Directed by Gus Van Sant with a screenplay by Matt Damon and John Krasinski (while we’re name-dropping, Dave Eggers wrote the storyline), Promised Land traces the machinations of über-charming duo Steve Butler (Damon) and Sue Thomason (Frances McDormand), two corporate glad-handers on a quest to monopolize drilling land leases in western Pennsylvania. Along the way, we meet the good, wholesome yokels torn between the desperation of a post-manufacturing economy and concern for the health of the grasslands on which they farm, live, and raise their all-American children. But the corporate types meet resistance from high-school teacher and rural physics savant Frank Yates (a typically fantastic Hal Holbrook) and, before long, small-time environmental activist Dustin Noble (Krasinski, who, playing against type, allows his latent smugness free rein).

The first act, full of promising little performances from the locals—-most notably the always charming Rosemarie DeWitt, plus Sara Lindsey as a struggling single mother—-finds Butler and Thomason making headway on their quest to win over the townspeople with a condescending faux-folksiness bolstered by their straight-off-the-rack denim and barn jackets. Damon and McDormand share a convincing, winsome chemistry even in their predatory roles, though Damon especially works in a couple of registers: one moment a charming, eminently reasonable bearer of happy news, the next a slash-and-burn exec taking the piss out of a bribe-seeking town commissioner. (McDormand, parenting via long-distance phone calls, exudes a believable sympathy with Lindsey’s character.)

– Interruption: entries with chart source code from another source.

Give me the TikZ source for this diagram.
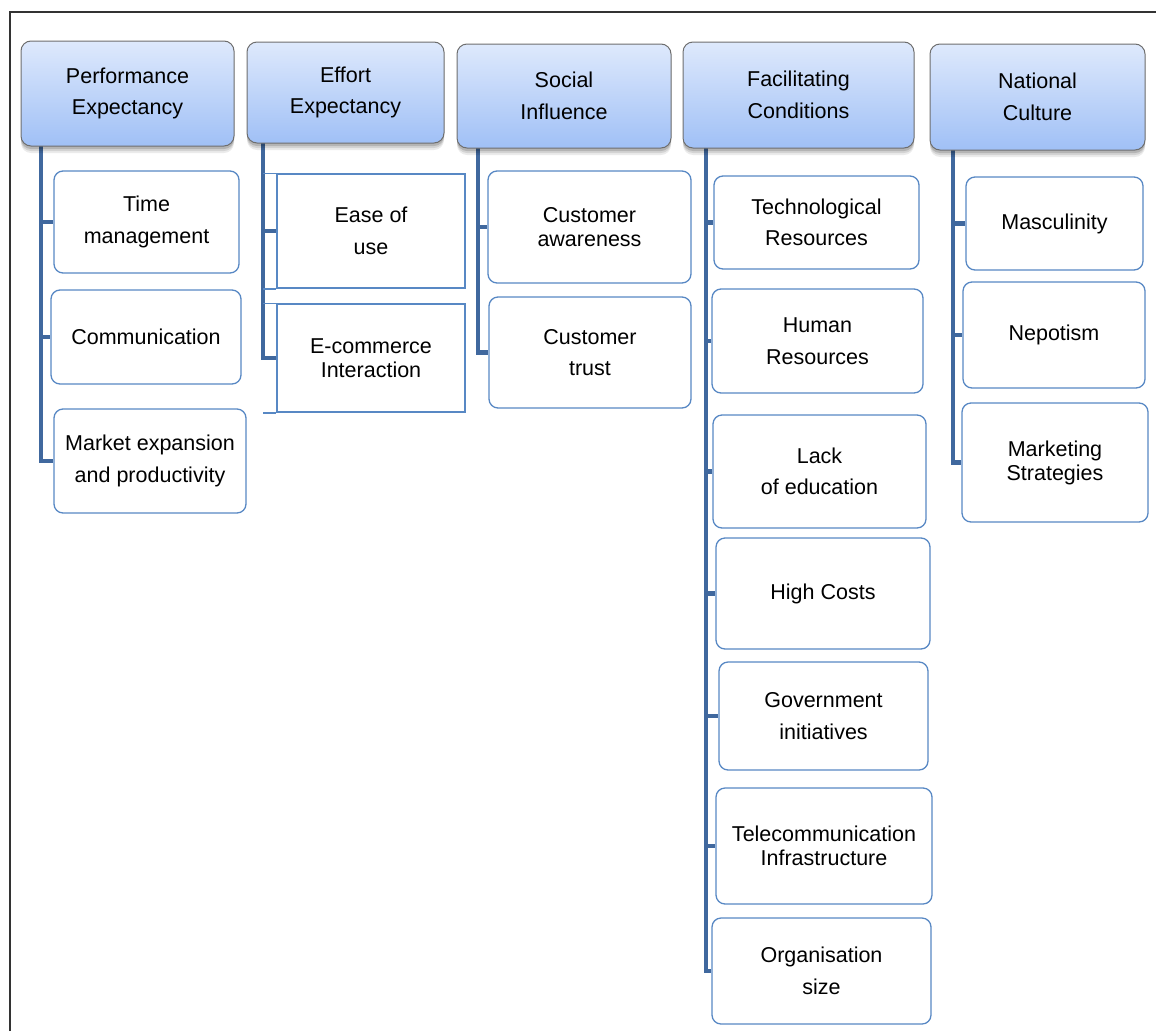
\documentclass[tikz,border=0pt]{standalone}
\usepackage{fontspec}
\setmainfont{Liberation Sans}
\usetikzlibrary{shadows,backgrounds}
\definecolor{hdrtop}{RGB}{222,233,252}
\definecolor{hdrbot}{RGB}{160,192,246}
\definecolor{hdrline}{RGB}{110,110,110}
\definecolor{childc}{RGB}{88,136,196}
\definecolor{trunkc}{RGB}{64,104,158}
\tikzset{
  txt/.style={font=\fontsize{21.5}{31.5}\selectfont},
  tight/.style={font=\fontsize{21.5}{24}\selectfont},
  hdr/.style={rounded corners=10pt, draw=hdrline, line width=1pt,
    top color=hdrtop, bottom color=hdrbot,
    drop shadow={shadow xshift=0pt, shadow yshift=-7pt, opacity=0.08, fill=black},
    drop shadow={shadow xshift=0pt, shadow yshift=-5pt, opacity=0.1, fill=black},
    drop shadow={shadow xshift=0pt, shadow yshift=-3pt, opacity=0.15, fill=black},
    align=center, inner sep=0pt, txt},
  child/.style={rounded corners=9pt, draw=childc, line width=1.3pt, fill=white,
    align=center, inner sep=0pt, txt},
  sqchild/.style={draw=childc, line width=1.5pt, fill=white,
    align=center, inner sep=0pt, txt},
  thinline/.style={draw=childc, line width=1.5pt},
  trunk/.style={draw=trunkc, line width=4.2pt},
  frameline/.style={draw=black!80, line width=1.2pt}
}
\begin{document}
\begin{tikzpicture}[x=1pt,y=-1pt]
\useasboundingbox (0,0) rectangle (1156,1031);
\draw[frameline] (10,1031) -- (10,12) -- (1156,12);

% headers
\node[hdr, minimum width=213pt, minimum height=105pt] (pe) at (127.5,93.5) {Performance\\Expectancy};
\node[hdr, minimum width=197pt, minimum height=101pt] (ee) at (345.5,92.5) {Effort\\Expectancy};
\node[hdr, minimum width=214pt, minimum height=104pt] (si) at (564,96) {Social\\Influence};
\node[hdr, minimum width=231pt, minimum height=106pt] (fc) at (798.5,95) {Facilitating\\Conditions};
\node[hdr, minimum width=215pt, minimum height=106pt] (nc) at (1037.5,97) {National\\Culture};

% Performance Expectancy children
\node[child, minimum width=185pt, minimum height=102pt] (pe1) at (146.5,222) {Time\\management};
\node[child, minimum width=190pt, minimum height=94pt] (pe2) at (146,337) {Communication};
\node[child, minimum width=192pt, minimum height=104pt] (pe3) at (150,461) {Market expansion\\and productivity};

% Effort Expectancy children
\node[sqchild, minimum width=188pt, minimum height=114pt] (ee1) at (371,231) {Ease of\\use};
\node[sqchild, tight, minimum width=188pt, minimum height=108pt] (ee2) at (371,358) {E-commerce\\Interaction};

% Social Influence children
\node[child, tight, minimum width=203pt, minimum height=112pt] (si1) at (589.5,227) {Customer\\awareness};
\node[child, minimum width=202pt, minimum height=111pt] (si2) at (590,352.5) {Customer\\trust};

% Facilitating Conditions children
\node[child, minimum width=205pt, minimum height=93pt] (fc1) at (816.5,222.5) {Technological\\Resources};
\node[child, minimum width=211pt, minimum height=104pt] (fc2) at (817.5,341) {Human\\Resources};
\node[child, minimum width=213pt, minimum height=113pt] (fc3) at (819.5,471.5) {Lack\\of education};
\node[child, minimum width=214pt, minimum height=111pt] (fc4) at (823,593.5) {High Costs};
\node[child, minimum width=209pt, minimum height=108pt] (fc5) at (823.5,716) {Government\\initiatives};
\node[child, tight, minimum width=216pt, minimum height=116pt] (fc6) at (824,846) {Telecommunication\\Infrastructure};
\node[child, minimum width=219pt, minimum height=106pt] (fc7) at (821.5,971) {Organisation\\size};

% National Culture children
\node[child, minimum width=177pt, minimum height=93pt] (nc1) at (1054.5,223.5) {Masculinity};
\node[child, minimum width=182pt, minimum height=106pt] (nc2) at (1054,335) {Nepotism};
\node[child, tight, minimum width=186pt, minimum height=119pt] (nc3) at (1055,462.5) {Marketing\\Strategies};

% trunk tops
\coordinate (peT) at (41,146);
\coordinate (eeT) at (263,143);
\coordinate (siT) at (478,148);
\coordinate (fcT) at (706,148);
\coordinate (ncT) at (953,150);

\begin{scope}[on background layer]
  \draw[trunk] (peT) |- (pe3.west);
  \draw[trunk] (peT |- pe1.west) -- (pe1.west);
  \draw[trunk] (peT |- pe2.west) -- (pe2.west);

  \draw[trunk] (eeT) |- (ee2.west);
  \draw[trunk] (eeT |- ee1.west) -- (ee1.west);
  \draw[thinline] (eeT |- ee1.north west) -- (ee1.north west);
  \draw[thinline] (eeT |- ee1.south west) -- (ee1.south west);
  \draw[thinline] (eeT |- ee2.north west) -- (ee2.north west);
  \draw[thinline] (eeT |- ee2.south west) -- (ee2.south west);

  \draw[trunk] (siT) |- (si2.west);
  \draw[trunk] (siT |- si1.west) -- (si1.west);

  \draw[trunk] (fcT) |- (fc7.west);
  \foreach \n in {fc1,fc2,fc3,fc4,fc5,fc6}
    \draw[trunk] (fcT |- \n.west) -- (\n.west);

  \draw[trunk] (ncT) |- (nc3.west);
  \draw[trunk] (ncT |- nc1.west) -- (nc1.west);
  \draw[trunk] (ncT |- nc2.west) -- (nc2.west);
\end{scope}
\end{tikzpicture}
\end{document}
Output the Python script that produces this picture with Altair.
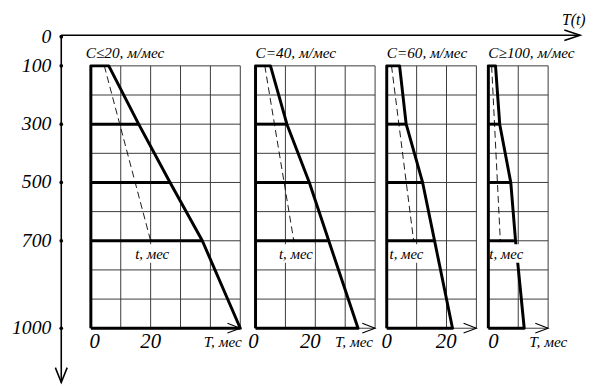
import altair as alt
import pandas as pd

# ---- data ----
panel_titles = ["C≤20, м/мес", "C=40, м/мес", "C=60, м/мес", "C≥100, м/мес"]
panel_width = [50, 40, 30, 20]          # months shown on each panel
panel_origin = [0.0, 55.1, 99.0, 133.0]  # panel zero on the common T axis
title_dx = [-1.7, 0.0, 0.0, 0.0]

depths = [100, 300, 500, 700, 1000]
T_values = [
    [6.0, 16.0, 26.5, 37.3, 50.0],
    [5.0, 10.5, 18.0, 24.5, 34.3],
    [4.3, 6.5, 12.0, 16.0, 22.0],
    [2.4, 3.8, 7.5, 9.1, 12.0],
]
t_depths = [100, 700]
t_values = [[4.5, 20.0], [3.1, 12.8], [1.6, 9.0], [1.1, 4.0]]

t_label_x = [20.5, 13.5, 6.6, 6.0]
zero_label_x = [1.3, -0.7, 0.0, 1.7]
twenty_label_x = [20.0, 18.3, 19.9, None]
T_label_right = [50.5, 39.3, None, 26.4]

y_ticks = [0, 100, 300, 500, 700, 1000]
grid_depths = list(range(100, 1001, 100))

X_DOM = [-9.9, 163.7]
Y_DOM = [-5, 1186]
FONT = "Liberation Serif"

# ---- tables ----
vgrid, hgrid, outline, hbold, dashed, ends = [], [], [], [], [], []
boxes, titles, tlabels, bottom, arrows = [], [], [], [], []
for p in range(4):
    o, W = panel_origin[p], panel_width[p]
    for k in range(W // 10 + 1):
        vgrid.append({"x": o + 10 * k, "y": 100, "y2": 1000})
    for d in grid_depths:
        hgrid.append({"x": o, "x2": o + W, "y": d})
    pts = [(0, 1000), (0, 100)] + list(zip(T_values[p], depths)) + [(0, 1000)]
    for i, (T, d) in enumerate(pts):
        outline.append({"p": p, "seq": i, "x": o + T, "y": d})
    for T, d in zip(T_values[p], depths):
        if d in (300, 500, 700):
            hbold.append({"x": o, "x2": o + T, "y": d})
    for i, (t, d) in enumerate(zip(t_values[p], t_depths)):
        dashed.append({"p": p, "seq": i, "x": o + t, "y": d})
    ends.append({"x": o + t_values[p][-1], "y": t_depths[-1]})
    cx = o + t_label_x[p]
    boxes.append({"x": max(o + 0.7, cx - 6.3), "x2": cx + 6.3, "y": 712, "y2": 775})
    tlabels.append({"x": cx, "y": 745, "label": "t, мес"})
    titles.append({"x": o + title_dx[p], "y": 56, "label": panel_titles[p]})
    bottom.append({"x": o + zero_label_x[p], "y": 1047, "label": "0"})
    if twenty_label_x[p] is not None:
        bottom.append({"x": o + twenty_label_x[p], "y": 1047, "label": "20"})
    arrows.append({"x": o + W, "y": 1000})

Tlab = [{"x": panel_origin[p] + T_label_right[p], "y": 1046, "label": "T, мес"}
        for p in range(4) if T_label_right[p] is not None]

xs = alt.Scale(domain=X_DOM, nice=False, zero=False)
ys = alt.Scale(domain=Y_DOM, reverse=True, nice=False, zero=False)


def X(f="x"):
    return alt.X(f"{f}:Q", scale=xs, axis=None)


def Y(f="y"):
    return alt.Y(f"{f}:Q", scale=ys, axis=None)


# main axes (depth axis on the left, T(t) axis on top)
axes_df = pd.DataFrame([
    {"x": X_DOM[0], "x2": X_DOM[0], "y": Y_DOM[0], "y2": Y_DOM[1]},
    {"x": X_DOM[0], "x2": X_DOM[1], "y": Y_DOM[0], "y2": Y_DOM[0]},
])
main_axes = alt.Chart(axes_df).mark_rule(color="black", strokeWidth=1.6).encode(
    x=X(), x2="x2:Q", y=Y(), y2="y2:Q"
)
ticks_df = pd.DataFrame({"x": [X_DOM[0]] * len(y_ticks), "y": y_ticks,
                         "label": [str(v) for v in y_ticks]})
tick_marks = alt.Chart(ticks_df).mark_circle(color="black", size=14, opacity=1).encode(
    x=X(), y=Y()
)
tick_labels = alt.Chart(ticks_df).mark_text(
    font=FONT, fontStyle="italic", fontSize=20, align="right", baseline="middle",
    dx=-10, color="black").encode(x=X(), y=Y(), text="label:N")

grid_v = alt.Chart(pd.DataFrame(vgrid)).mark_rule(color="#3a3a3a", strokeWidth=1).encode(
    x=X(), y=Y(), y2="y2:Q"
)
grid_h = alt.Chart(pd.DataFrame(hgrid)).mark_rule(color="#3a3a3a", strokeWidth=1).encode(
    x=X(), x2="x2:Q", y=Y()
)
bold_outline = alt.Chart(pd.DataFrame(outline)).mark_line(
    color="black", strokeWidth=3, strokeJoin="round").encode(
    x=X(), y=Y(), order="seq:Q", detail="p:N"
)
bold_h = alt.Chart(pd.DataFrame(hbold)).mark_rule(color="black", strokeWidth=3).encode(
    x=X(), x2="x2:Q", y=Y()
)
dash = alt.Chart(pd.DataFrame(dashed)).mark_line(
    color="black", strokeWidth=0.9, strokeDash=[7, 4]).encode(
    x=X(), y=Y(), order="seq:Q", detail="p:N"
)
dots = alt.Chart(pd.DataFrame(ends)).mark_circle(color="black", size=8, opacity=1).encode(
    x=X(), y=Y()
)
white = alt.Chart(pd.DataFrame(boxes)).mark_rect(color="white").encode(
    x=X(), x2="x2:Q", y=Y(), y2="y2:Q"
)
panel_arrows = alt.Chart(pd.DataFrame(arrows)).mark_point(
    shape="M-1,-0.38L0,0L-1,0.38", size=676, filled=False, color="black",
    strokeWidth=1.1, opacity=1).encode(x=X(), y=Y())
top_arrow = alt.Chart(pd.DataFrame([{"x": X_DOM[1], "y": Y_DOM[0]}])).mark_point(
    shape="M-1,-0.34L0,0L-1,0.34", size=1024, filled=False, color="black",
    strokeWidth=1.6, opacity=1).encode(x=X(), y=Y())
left_arrow = alt.Chart(pd.DataFrame([{"x": X_DOM[0], "y": Y_DOM[1]}])).mark_point(
    shape="M-0.4,-1L0,0L0.4,-1", size=900, filled=False, color="black",
    strokeWidth=1.6, opacity=1).encode(x=X(), y=Y())

title_txt = alt.Chart(pd.DataFrame(titles)).mark_text(
    font=FONT, fontStyle="italic", fontSize=15.5, align="left", baseline="middle",
    color="black").encode(x=X(), y=Y(), text="label:N")
t_txt = alt.Chart(pd.DataFrame(tlabels)).mark_text(
    font=FONT, fontStyle="italic", fontSize=15, align="center", baseline="middle",
    color="black").encode(x=X(), y=Y(), text="label:N")
bottom_txt = alt.Chart(pd.DataFrame(bottom)).mark_text(
    font=FONT, fontStyle="italic", fontSize=21, align="center", baseline="middle",
    color="black").encode(x=X(), y=Y(), text="label:N")
T_txt = alt.Chart(pd.DataFrame(Tlab)).mark_text(
    font=FONT, fontStyle="italic", fontSize=15.5, align="right", baseline="middle",
    color="black").encode(x=X(), y=Y(), text="label:N")
Tt_txt = alt.Chart(pd.DataFrame([{"x": 157.6, "y": -56, "label": "T(t)"}])).mark_text(
    font=FONT, fontStyle="italic", fontSize=16, align="left", baseline="middle",
    color="black").encode(x=X(), y=Y(), text="label:N")

chart = alt.layer(
    main_axes, tick_marks, tick_labels,
    grid_v, grid_h, bold_outline, bold_h, dash, dots, white, panel_arrows,
    top_arrow, left_arrow, title_txt, t_txt, bottom_txt, T_txt, Tt_txt,
).properties(
    width=526, height=352,
    autosize=alt.AutoSizeParams(type="none"),
    padding={"left": 54, "top": 25, "right": 8, "bottom": 3},
    background="white",
).configure_view(stroke=None)

chart.save("out.html", embed_options={"renderer": "svg", "actions": False})
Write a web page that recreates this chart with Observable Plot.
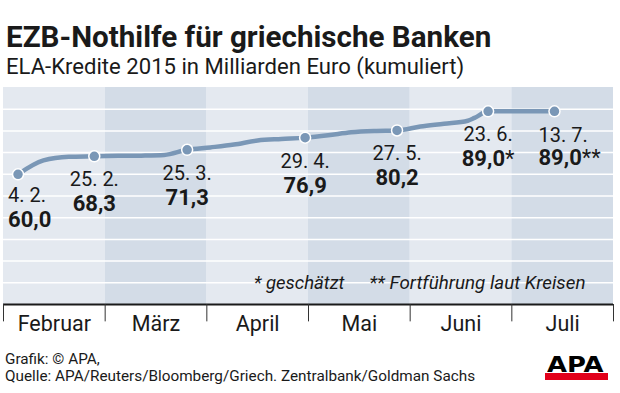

The relatively snappy script conveys how the promise of cash can be a warping force for citizens hit hard by the recession. But before long, the film’s hammer-meet-head politics become so overbearing you may find yourself rooting for the corporate raiders, if only for novelty’s sake. Damon and Krasinski, as screenwriters, clearly wish to elevate environmentalism out of the realm of “special interest,” to erase its status as a term of mockery, and to root it in the land and lives of real people. Sure, rednecks can be environmentalists too, but Promised Land telegraphs that point rather patronizingly over the film’s 106 minutes, and it becomes abundantly clear that the thing was dreamed up on coastal America, between the n+1 salons of Brooklyn and the studio boardrooms of Los Angeles.

American-flag porn peppers the movie, lemonade is sold by a golden-haired little girl not once but thrice, and before long Damon isn’t playing a role but delivering redeemed-executive monologues that sound like the actor’s own political pronouncements while Danny Elfman’s score proffers hyperidealistic punctuation. If the makers of Promised Land help catalyze the “national discussion” over fracking, then more power to them. In the meantime: skip the film, put on some Aaron Copland, surf on over to Mother Jones, and maybe drop the Sierra Club a $30 donation.